S5: Desugaring Exceptions

During our development of S5 (start there if you have no idea what S5 is, as this post assumes some background), our implementation hit several pain points. These are useful points in the specification to highlight, because our implementation is designed to give an unambiguous, precise, understandable account of the language that we can use to make formal claims.

This post touches on one such pain point, which is balancing the creation of exceptions objects between the core semantics and the desugaring to the core. This split highlights some of the invariants we try to maintain in our core language, and where they are broken by the specification. I don't think this is pointing out any flaw in either; rather, it's an example of a case where traditional models for semantics face difficulty with real-world language features. There is a real design tradeoff here, and S5 currently sits somewhere in the middle between two ends of the spectrum.

Implicit Creation of Exceptions Objects

Several points in the spec mandate throwing an exception of a particular class.

As with any feature in the specification, we have two choices for how to handle these exceptions. We can:

• Make them a part of the semantics, or
• Desugar them away into existing parts of the semantics.

In some cases, this is straightforward. For example, when defineOwnProperty is called and tries to change a property from non-writable to writable on a non-configurable field, an exception object needs to be created with the built-in TypeError as its internal proto field.

In this case, we use different exceptions we've defined in a core semantics implementation, and provide an implementation of defineOwnProperty in the core that instantiates the correct kind of exception. The same pattern is used in a number of built-in functions, and is straightforward and uncontroversial.

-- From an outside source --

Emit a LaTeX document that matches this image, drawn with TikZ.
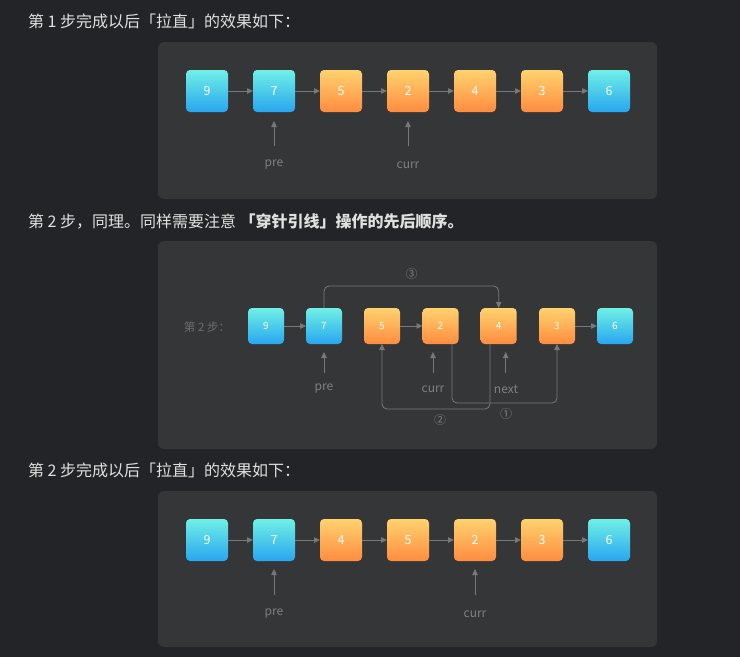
\documentclass[tikz,border=0pt]{standalone}
\usepackage{fontspec}
\setmainfont{Noto Sans CJK SC}
\usetikzlibrary{arrows.meta}
\definecolor{pagebg}{RGB}{35,36,39}
\definecolor{panelbg}{RGB}{53,54,56}
\definecolor{headtext}{RGB}{224,224,224}
\definecolor{linkgray}{RGB}{120,120,120}
\definecolor{labelgray}{RGB}{128,128,128}
\definecolor{cyantop}{RGB}{112,240,230}
\definecolor{cyanbot}{RGB}{40,166,240}
\definecolor{orangetop}{RGB}{255,210,110}
\definecolor{orangebot}{RGB}{255,140,64}
\tikzset{
  heading/.style={inner sep=0pt,outer sep=0pt,anchor=west,text=headtext,font=\fontsize{16}{19}\selectfont},
  panel/.style={fill=panelbg,draw=none,rounded corners=6pt},
  listnode/.style={inner sep=0pt,outer sep=0pt,minimum size=42pt,rounded corners=4pt,text=white,font=\fontsize{12.5}{14}\selectfont},
  smallnode/.style={listnode,minimum size=36pt,font=\fontsize{10}{12}\selectfont},
  bluefill/.style={top color=cyantop,bottom color=cyanbot},
  orangefill/.style={top color=orangetop,bottom color=orangebot},
  link/.style={draw=linkgray,line width=0.8pt,-{Triangle[length=6pt,width=5.5pt]}},
  ptrlabel/.style={inner sep=0pt,text=labelgray,font=\fontsize{12}{14}\selectfont},
  steplabel/.style={inner sep=0pt,text=labelgray!85!black,font=\fontsize{11.5}{13}\selectfont},
}
\begin{document}
\begin{tikzpicture}[x=1pt,y=-1pt]
\path[use as bounding box,fill=pagebg] (0,0) rectangle (740,657);
% step 1 result
\node[heading] (head1) at (28,21) {第 1 步完成以后「拉直」的效果如下：};
\path[panel] (158,42) rectangle (657,199);
\node[listnode,bluefill] (a9) at (207,91) {9};
\node[listnode,bluefill] (a7) at (274,91) {7};
\node[listnode,orangefill] (a5) at (341,91) {5};
\node[listnode,orangefill] (a2) at (408,91) {2};
\node[listnode,orangefill] (a4) at (475,91) {4};
\node[listnode,orangefill] (a3) at (542,91) {3};
\node[listnode,bluefill] (a6) at (609,91) {6};
\draw[link] (a9) -- (a7);
\draw[link] (a7) -- (a5);
\draw[link] (a5) -- (a2);
\draw[link] (a2) -- (a4);
\draw[link] (a4) -- (a3);
\draw[link] (a3) -- (a6);
\coordinate (apreTail) at (274,146);
\coordinate (acurrTail) at (408,146);
\draw[link,shorten >=9pt] (apreTail) -- (a7.south);
\draw[link,shorten >=9pt] (acurrTail) -- (a2.south);
\node[ptrlabel] (apre) at (274,165) {pre};
\node[ptrlabel] (acurr) at (408,165) {curr};
% step 2
\node[heading] (head2) at (28,221) {第 2 步，同理。同样需要注意 \textbf{「穿针引线」操作的先后顺序。}};
\path[panel] (158,241) rectangle (657,449);
\node[steplabel] (stepname) at (207,327) {第 2 步：};
\node[smallnode,bluefill] (b9) at (266,326) {9};
\node[smallnode,bluefill] (b7) at (324,326) {7};
\node[smallnode,orangefill] (b5) at (382,326) {5};
\node[smallnode,orangefill] (b2) at (440.5,326) {2};
\node[smallnode,orangefill] (b4) at (498.7,326) {4};
\node[smallnode,orangefill] (b3) at (557,326) {3};
\node[smallnode,bluefill] (b6) at (615,326) {6};
\draw[link] (b9) -- (b7);
\draw[link] (b5) -- (b2);
\draw[link] (b3) -- (b6);
\draw[link,rounded corners=5pt] ([xshift=11.5pt]b2.south) -- ++(0,59) -| (b3.south);
\draw[link,rounded corners=5pt] ([xshift=-8.7pt]b4.south) -- ++(0,65) -| (b5.south);
\draw[link,rounded corners=5pt] (b7.north) -- ++(0,-22) -| (b4.north);
\node[ptrlabel] (one) at (506,414) {①};
\node[ptrlabel] (two) at (440,420) {②};
\node[ptrlabel] (three) at (411.7,274) {③};
\coordinate (bpreTail) at (324,373);
\coordinate (bcurrTail) at (433,373);
\coordinate (bnextTail) at (505.7,373);
\draw[link,shorten >=8pt] (bpreTail) -- (bpreTail |- b7.south);
\draw[link,shorten >=8pt] (bcurrTail) -- (bcurrTail |- b2.south);
\draw[link,shorten >=8pt] (bnextTail) -- (bnextTail |- b4.south);
\node[ptrlabel] (bpre) at (324,389) {pre};
\node[ptrlabel] (bcurr) at (433,389) {curr};
\node[ptrlabel] (bnext) at (506,389) {next};
% step 2 result
\node[heading] (head3) at (28,470) {第 2 步完成以后「拉直」的效果如下：};
\path[panel] (158,491) rectangle (657,647);
\node[listnode,bluefill] (c9) at (207,540) {9};
\node[listnode,bluefill] (c7) at (274,540) {7};
\node[listnode,orangefill] (c4) at (341,540) {4};
\node[listnode,orangefill] (c5) at (408,540) {5};
\node[listnode,orangefill] (c2) at (475,540) {2};
\node[listnode,orangefill] (c3) at (542,540) {3};
\node[listnode,bluefill] (c6) at (609,540) {6};
\draw[link] (c9) -- (c7);
\draw[link] (c7) -- (c4);
\draw[link] (c4) -- (c5);
\draw[link] (c5) -- (c2);
\draw[link] (c2) -- (c3);
\draw[link] (c3) -- (c6);
\coordinate (cpreTail) at (274,595);
\coordinate (ccurrTail) at (475,595);
\draw[link,shorten >=8pt] (cpreTail) -- (c7.south);
\draw[link,shorten >=8pt] (ccurrTail) -- (c2.south);
\node[ptrlabel] (cpre) at (274,614) {pre};
\node[ptrlabel] (ccurr) at (475,614) {curr};
\end{tikzpicture}
\end{document}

Even More Implicit Creations

This works just fine for a number of cases, especially built-in functions. Others cause some head-scratching. For example, setting an unwritable field also throws a TypeError. The semantics is aware of the writability of fields, and will thus refuse to perform assignment on one. But the semantics still isn't, and I argue shouldn't, be in charge of allocating a new exception object and knowing about TypeErrors. There are at least two reasons:

1. We have kept the creation of objects to a minimum in our core semantics. Only object literal expressions and object key extraction expressions are capable of adding new locations on the heap for objects. All other creations of objects in the spec are desugared into these two operations. This aids proofs over the core, because more of the operations in the semantics enjoy the invariant that they cannot change the object store in any way.

2. The core semantics and interpreter start evaluation with an empty heap that contains no objects, and an empty environment that contains no bindings. This isn't what I'd recommend for a blazingly fast implementation of JavaScript, but it is a clean model: because of (1), this means that all object references come from some allocation in the code. Expecting that something named TypeError would be available at the level of the semantics time would require violating this property, and would complicate the clean model of evaluation.

So, it seems like the natural thing to do for assignment to unwritable fields is to desugar field assignment to check for writability and throw the correct exception if the field isn't writable. That is, we would transform:

o[x] = 5

// becomes

if (o[x<writable>]) o[x] = 5
else %TypeError("unwritable field")

This works correctly, though the actual implementation would be a bit longer, because it would also need to check for extensibility. There are two drawbacks, however:

1. The desugared code is much less readable, because a field assignment at the surface is nearly unrecognizable (imagine what a nested assignment like o[x] = o[y] = 4).

2. From an engineering point of view, we now have the desugared code checking for writability, and the interpreter checking for it, with presumably, but not actually guaranteed, dead code in the exception case.

One Alternate Approach

We've started experimenting with another appraoch as a result of being somewhat dissatisfied with the pure desugaring approach above. We let the interpreter's checks happen, and have the interpreter throw exceptions as primitive values that can be caught by the desugared code. Our desugaring becomes:

o[x] = 5

// becomes

try { o[x] = 5 } catch %ErrorDispatch

This is less desugared cruft than before, and relies on two tricks for defining %ErrorDispatch and tidying up the interaction with the rest of desugaring.

• We embed all user-thrown values one level deep in an object data structure with a tagged field that lets us tell user-thrown values from interpreter-thrown exceptions. If we didn't do this, actual JavaScript code might be able to act like the trusted interpreter. We do this in the desugaring of throw expressions.

• The catch block, %ErrorDispatch, checks the thrown value to see if it is a user-thrown or interpreter-thrown exception. It passes on user-thrown exceptions, and converts interpreter-thrown exceptions to the appropriate type. For example, in this case, it recognizes the string "unwritable field" and creates a TypeError.

Tradeoffs

There are pros and cons to this pattern.

It moves the desugaring burden from the checks around uses of built-in forms to the definition of %ErrorDispatch, which makes desugared code clearer. It also maintains all the invariants we want about the interpreter itself. On the other hand, it adds an extra implicit dependency between the strings used in the interpreter. It also makes the desugared code less explicit in exchange for removing some noise. We'll see how well we like this, and if certain classes of exceptions should use different strategies. Function application and lookup on undefined and null could also use this treatment to clarify desugared code, but it's probably not worth it for built-in functions.